MANCHESTER — This year, the town of Manchester will celebrate its 375th birthday with "at least one event per month," according to Town Administrator Greg Federspiel.

"Many months will have multiple events," he continued. "It's being planned as a year-long celebration."

All events — from a bonfire to film festivals — are being planned by the 375th Celebration Committee, co-chaired by former Selectmen Tom Kehoe and Sue Thorne. Formed last January, the 20-plus member committee consists of residents, business owners, and members of various town committees and institutions. 

"There's a nice representation of demographics in Manchester that are a part of the core committee," Thorne said. "Each one of us are taking responsibility for an event or the experience."

Thorne said this was her first time planning something of this magnitude, but she's confident in the ability of her committee and co-chair to get the job done.

"(Kehoe and I) make a good team," she said. "We good have good chemistry. Not only have we developed a friendship, we're also dedicated to give the ta fun experience."

Kehoe agrees, saying "It's always nice to work with someone who knows you and you know them."

At Town Meeting last April, the committee got a jump-start on its budget with a $10,000 allocation from the town. Still, the committee is looking for donations to keep the majority of the events admission-free. 

"We're pushing our merch," Kehoe said. "We have 2020 historical calendars, and we also have a fancy 480-piece heirloom puzzle of the town quilt," a piece donated to the town that depicts various landmarks. "We now have a coffee mug with our logo that was just made available. The main place to pick these up is at Town Hall." 

What's more, a fundraising gala will be held on Saturday, March 7, from 6 to 9 p.m., at the Essex County Club, 153 School St.

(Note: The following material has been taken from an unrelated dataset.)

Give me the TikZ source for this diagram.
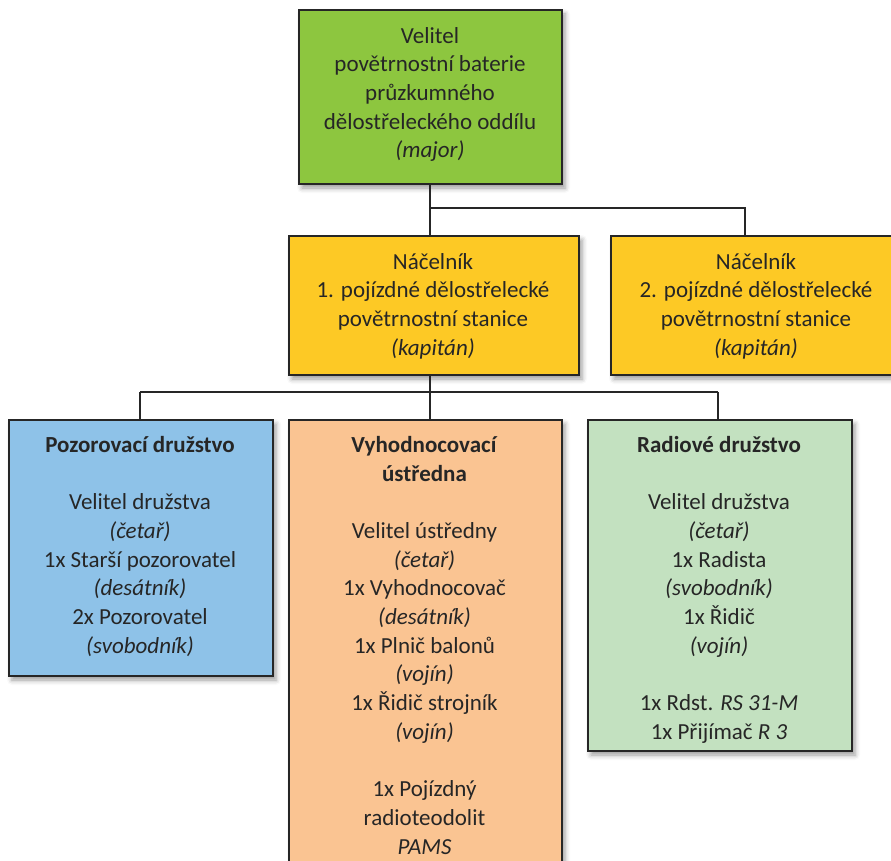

There will be live music, food stations, passed hors d’oeuvres, and a cash bar. At the silent auction, guests will have the opportunity to win Red Sox tickets, a cottage vacation in Scotland for a week, a harbor cruise with Harbormaster Bion Pike, a subscription to the Cape Ann Symphony 2020-2021 season and more.

Tickets are available through Friday, Feb. 7. They cost $75 per person at the town clerk's office and $80 online at tinyurl.com/MBTS375Gala. Tickets will not be sold at the door. Cocktail attire is required. 

Back in the 15th century, Manchester was known as Jeffery's Creek. Those associated the Dorchester Company, an English merchant group, and settlers arriving from England on John Winthrop's fleet began building houses in the area in the 1620s. By 1645, the town was officially christened Manchester by the Great and General Court. In 1989, the town changed its name to Manchester-by-the-Sea to differentiate itself from Manchester, New Hampshire, which is around 45 miles away.

Despite the town's rich history, Thorne said she doesn't want it to be the primary focus of the year-long celebration. 

"There is an emphasis on the past (with some events)," she explained, "but I think there's also an emphasis on us, here and now, and the future for our town."

Festivities will kick off with a bonfire on Saturday, Jan. 25, at 5 p.m., at the Manchester Athletic Club, 8 Atwater Ave.. Watch as this year's old Christmas trees light up the night sky while enjoying some hot cocoa and cookies. The event was originally planned for Sunday, Jan. 12, but was rescheduled due to high winds.

"It was a tough call to make," Thorne said. "Everyone was organized and ready to go. But it'll be just as fun on the 25th as it would of been on the 12th."

Following the bonfire, Legion Hall will host family-friendly drop-in ice cream social on Sunday, Feb. 9, from 1 to 3 p.m. There wil be face-painting, crafts and a special guest. 

Manchester Library will host two storytelling workshops. "Story Telling Workshop: Your Family and MBTS," on Tuesday, Feb. 18, from 2 to 3:30 p.m., will help attendees develop their fondest Manchester memories into engaging stories. The public is welcome to share their memories at following event on Saturday, Feb. 22, from 2 to 4 p.m.

"It's a two-part series with Elisa Pearmain, a renowned storyteller that has hosted thousands of classes and performances across the country," explained Library Director Sara Collins. "This community is absolutely filled with wonderful memories and stories that can be shared. While everyone appreciates these stories, it can take some encouragement to share some of them."

February also sees the start of Manchester Historical Museum's 375th anniversary lecture series. Topics include "Native Americans on Cape Ann," "Manchester 101," "Slavery on Cape Ann" and "Manchester Maritime." Events will be held every third Thursday of the month from Feb. 20 through May 21 and Sept. 12 through Nov. 19. RSVPs are requested at 978-526-7230 or info@manchesterhistoricalmuseum.org.

Other events include two film festivals in April and June, a waterfront day at Tuck’s Point in July, nature walks to historic Manchester sites in October and a grand finale night in December.